The artist Judith Raum (*1977), in two video works, addresses the hierarchies present at the Bauhaus in Weimar and Dessau. She focusses on the development of commercial fabrics in the textile workshop of the Bauhaus: the collective work of the (female) artists on the loom is seen, by the outside world, as anonymous authorship. Judith Raum’s artistic research traces the biographies and oeuvres of designers Otti Berger and Gunta Stölzl and also narrates a story informed by the grave political caesuras caused by the National Socialists in the period of the Weimar Republic. The autobiographical investigation of Antje Engelmann (*1980) likewise sheds light on the ramifications of these crises. In her film “Eine Anleitung, um die Vergangenheit zu ändern” (Instructions for altering the past), the artist holds the magnifying glass to her own family history. Migration and tradition are in the DNA of the Danube Swabians. Traditional dress, a link between generations, was like a second skin to her great-grandmother Hermine. At the end of her film, the artist herself slips into the dress, in order to question the cycle of passing it on.

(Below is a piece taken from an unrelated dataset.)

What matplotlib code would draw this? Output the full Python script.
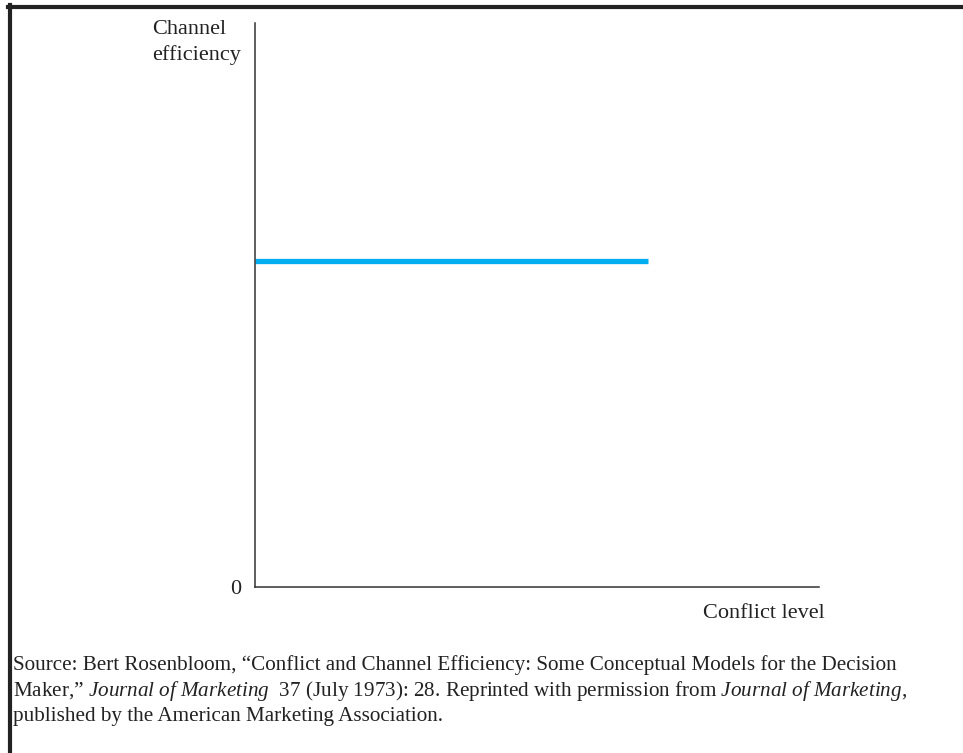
import matplotlib.pyplot as plt
from matplotlib.lines import Line2D

# data
conflict = [0, 6.97]
efficiency = [5.78, 5.78]

serif = ['Liberation Serif', 'DejaVu Serif']
plt.rcParams['font.family'] = serif
plt.rcParams['mathtext.fontset'] = 'custom'
plt.rcParams['mathtext.rm'] = 'Liberation Serif'
plt.rcParams['mathtext.it'] = 'Liberation Serif:italic'

fig = plt.figure(figsize=(9.63, 7.53), dpi=100)
ax = fig.add_axes([255 / 963, 1 - 587 / 753, (819 - 255) / 963, (587 - 23) / 753])

ax.plot(conflict, efficiency, color='#00aeef', lw=3.8, solid_capstyle='butt')
ax.set_xlim(0, 10)
ax.set_ylim(0, 10)

for s in ['top', 'right']:
    ax.spines[s].set_visible(False)
for s in ['left', 'bottom']:
    ax.spines[s].set_color('#333333')
    ax.spines[s].set_linewidth(1.1)
ax.set_xticks([])
ax.set_yticks([])

ax.text(-0.025, -0.004, '0', transform=ax.transAxes, ha='right', va='center', fontsize=16, color='#222222')
fig.text(152 / 963, 1 - 20 / 753, 'Channel\nefficiency', ha='left', va='top', fontsize=16,
         color='#222222', linespacing=1.4)
fig.text(825 / 963, 1 - 613 / 753, 'Conflict level', ha='right', va='center', fontsize=16, color='#222222')

fig.text(13 / 963, 1 - 655 / 753,
         'Source: Bert Rosenbloom, \u201cConflict and Channel Efficiency: Some Conceptual Models for the Decision\n'
         'Maker,\u201d $\\it{Journal\\ of\\ Marketing}$  37 (July 1973): 28. Reprinted with permission from '
         '$\\it{Journal\\ of\\ Marketing}$,\n'
         'published by the American Marketing Association.',
         ha='left', va='top', fontsize=15.2, color='#222222', linespacing=1.25)

# page frame: top and left rules
fig.add_artist(Line2D([10 / 963, 10 / 963], [0, 1 - 5 / 753], color='#222222', lw=3, transform=fig.transFigure))
fig.add_artist(Line2D([8 / 963, 1], [1 - 7 / 753, 1 - 7 / 753], color='#222222', lw=3, transform=fig.transFigure))

fig.savefig('out.png', dpi=100)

Likewise included in the Exhibition is the four-part textile collage “Landschaft, Schlichten, Zwirnen, Endprodukt” (Landscape, Dressing, Doubling, End Product), which Sabine Pank created in 1983-1984 for the Boardroom in the executive administration building of the cotton spinning mill in Flöha. Pank articulates artistically the path of cotton as it is transformed into yarn, using silk collages. Upon liquidation of the Sächsische Baumwollspinnereien und Zwirnereien AG (Saxonian Cotton Spinning and Doubling Mills Ltd) by the Treuhandanstalt in 1991, the cycle was moved to the Administrative Headquarters of the Spinning Mill Venusberg. The convoluted history of the textile industry in this region also forms the subject of the wall journal in the passageway to the train station’s tunnel. This work was conceptualized by Mike Huth and designed by Jakob Kirch. At the end of the year, the Old Cotton Mill will open a permanent exhibition on the history of the textile industry in Flöha.